Fight Over LA Rail Extension Hits 9th Circuit

     LOS ANGELES (CN) — An attorney representing a Little Tokyo shopping complex opposed to a downtown Los Angeles light-rail extension urged the Ninth Circuit on Monday to halt construction on the project pending a ruling on its appeal.
     The shopping center Japanese Village Plaza sued the Federal Transit Administration and Los Angeles Metropolitan Transportation Authority more than three years ago over a new 1.9-mile line that will serve historic districts, including Little Toyko, in downtown Los Angeles.
     Los Angeles Metro says the $1.55 billion project will reduce transfers and travel time for 90,000 passengers each day.
     But the shopping complex claims noise from underground drilling and boring will annoy local residents and disrupt its business.
     Japanese Village Plaza and Westin Bonaventure Hotel, which challenged the project in a separate complaint, appealed the case to the Ninth Circuit after U.S. District Judge John Kronstadt granted summary judgment to the agencies.
     Japanese Village Plaza attorney Robert Crockett urged the Ninth Circuit on Monday to reverse the ruling, arguing that authorities had failed to properly analyze negative impacts of noise, vibration and traffic congestion.
     The attorney said the court should remand the case with instructions to order the Federal Transit Administration to cease funding and support for the project until an environmental analysis is corrected.
     He also requested a stay that would prevent LA Metro from construction in Little Tokyo that involves injecting grout into the ground.
     Circuit Judge Kim Wardlaw noted that that the grouting issue was a new one, and asked Crockett why it had not been raised before.
     “If their first foray into our project was to start with tunneling, well, we would object to that,” Crockett replied. “Or if it was the insertion of some big device, we would object to that. It’s just that grouting is the first thing. That’s why we sought the stay.”
     Westin attorney Christopher Sutton said the court should remand the case and order a “full environmental analysis” of all the impacts on the hotel.
     But Justice Department attorney Erica Krantz said the plaintiffs’ claims were outweighed by the government’s interest in completing the rail line for the public.

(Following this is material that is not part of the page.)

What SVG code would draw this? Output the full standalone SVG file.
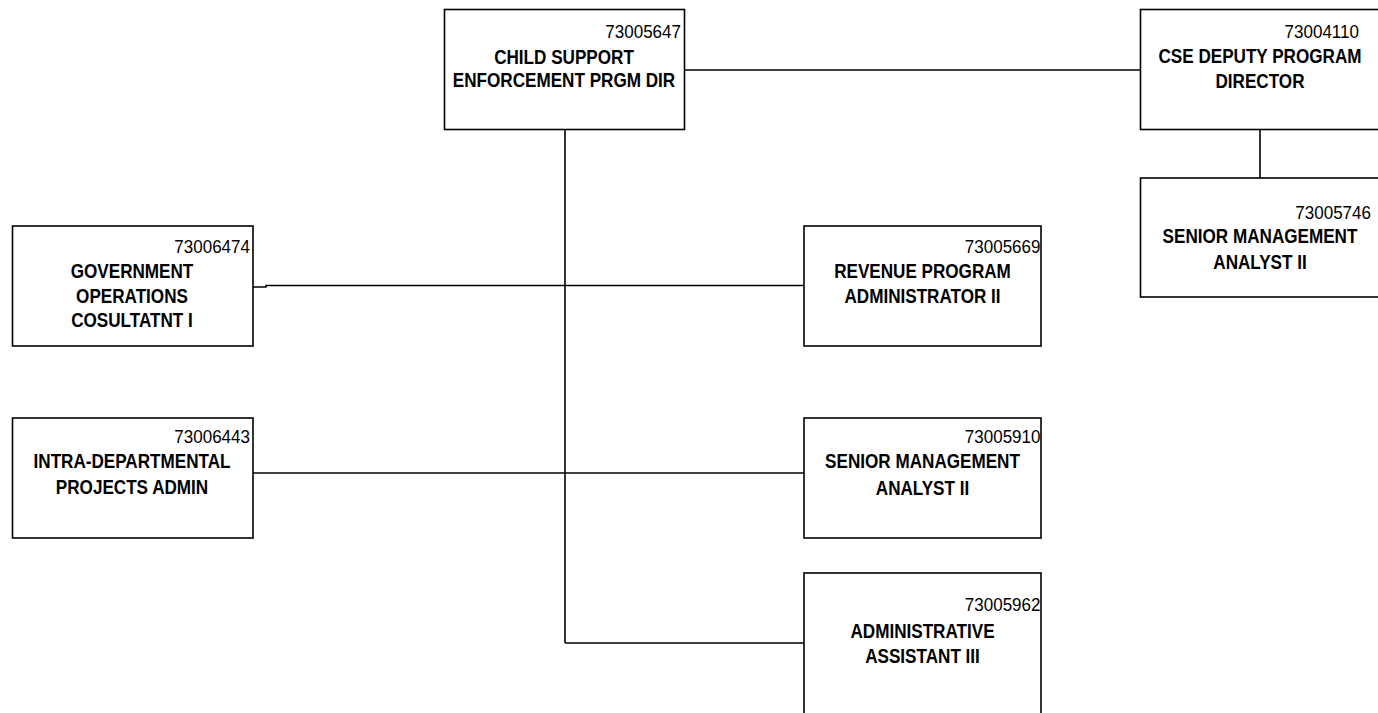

     She said the extension will add a “critical missing link” to LA’s public transportation system and would “allow a one-seat ride across the county.”
     She added, “It will add new stations, decrease transfers, improve air quality and reduce traffic congestions, and move those transit customers efficiently through one of the densest parts of Los Angeles.”
     While the 1.9-mile extension will not be “without temporary annoyance” to businesses along the route, Krantz said the Federal Transit Administration and Los Angeles Metro had complied with environmental requirements under the National Environmental Policy Act.
     Krantz urged the court not to grant a stay, citing the “extreme” costs of delay.
     She said the agencies have offered to relocate people at the Japanese Village if the noise bothered them — but noted that sound levels during construction would be at about the same level as air conditioners.
     Circuit Judge Stephen Reinhardt and visiting U.S. District Judge Ronald Whyte joined Wardlaw on the panel, which did not indicate how or when it would rule.